O governo brasileiro ainda não encontrou a fórmula para lidar com os problemas sociais. Fica a meio caminho da distribuição de alimentos ou cestas básicas, e, ao mesmo tempo, tenta atrair empresas que deverão gerar empregos. A segunda hipótese figura nos manuais neoliberais: quanto mais investimentos, mais empregos. Então, a melhor maneira de combater o desemprego é abrir oportunidades para que o capital privado exerça o seu verdadeiro papel numa sociedade capitalista e globalizada.

As empresas estrangeiras que estão vindo para o Brasil podem ser agrupadas em dois tipos distintos: as que compram empreendimentos nacionais, já em funcionamento, e os submetem a uma reengenharia; e aquelas que chegam aqui, proprietárias de formidável aparato tecnológico, e montam operações industriais extremamente sofisticadas, com elevado emprego de capital e baixa absorção de mão-de-obra.

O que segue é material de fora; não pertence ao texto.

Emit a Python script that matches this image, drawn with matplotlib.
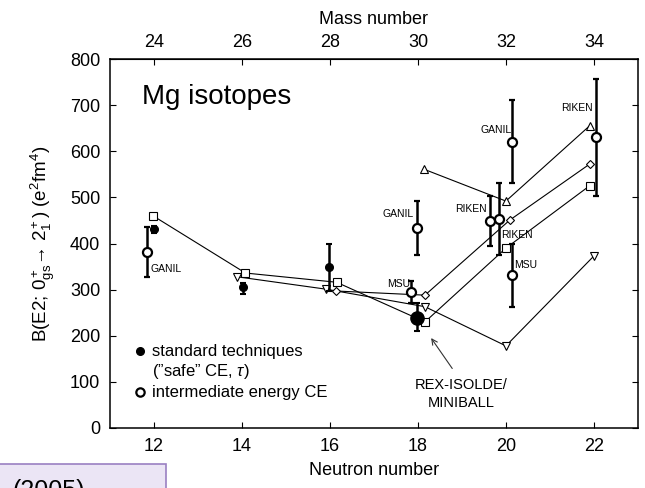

A ideologia neoliberal entra em crise quando ocorrem as duas hipóteses. No Brasil de hoje, existem alguns casos como esses. Diversas empresas estrangeiras de grande porte estão construindo fábricas de automóveis no Brasil destinadas, todas, a produzir, em média, oitenta a cem mil veículos/ano. Nenhuma delas, segundo os comunicados oficiais das próprias organizações, terá mais de mil empregados.

Do ponto de vista da folha de pagamento serão empresas de porte médio. Do ponto de vista do faturamento, terão o tamanho de gigantes. As já tradicionais fábricas de automóveis existentes no Brasil têm optado por cancelar postos de trabalho, colocar trabalhadores no desemprego e avançar numa automação tardia. Recentemente, uma antiga e conhecida marca estrangeira, que opera no Brasil há décadas, anunciou a inauguração de nova unidade produtiva. Seus diretores tiveram a honestidade de reconhecer que nenhum emprego seria criado. Os desempregados de outras linhas de montagem iriam ser aproveitados, em parte, na nova fábrica.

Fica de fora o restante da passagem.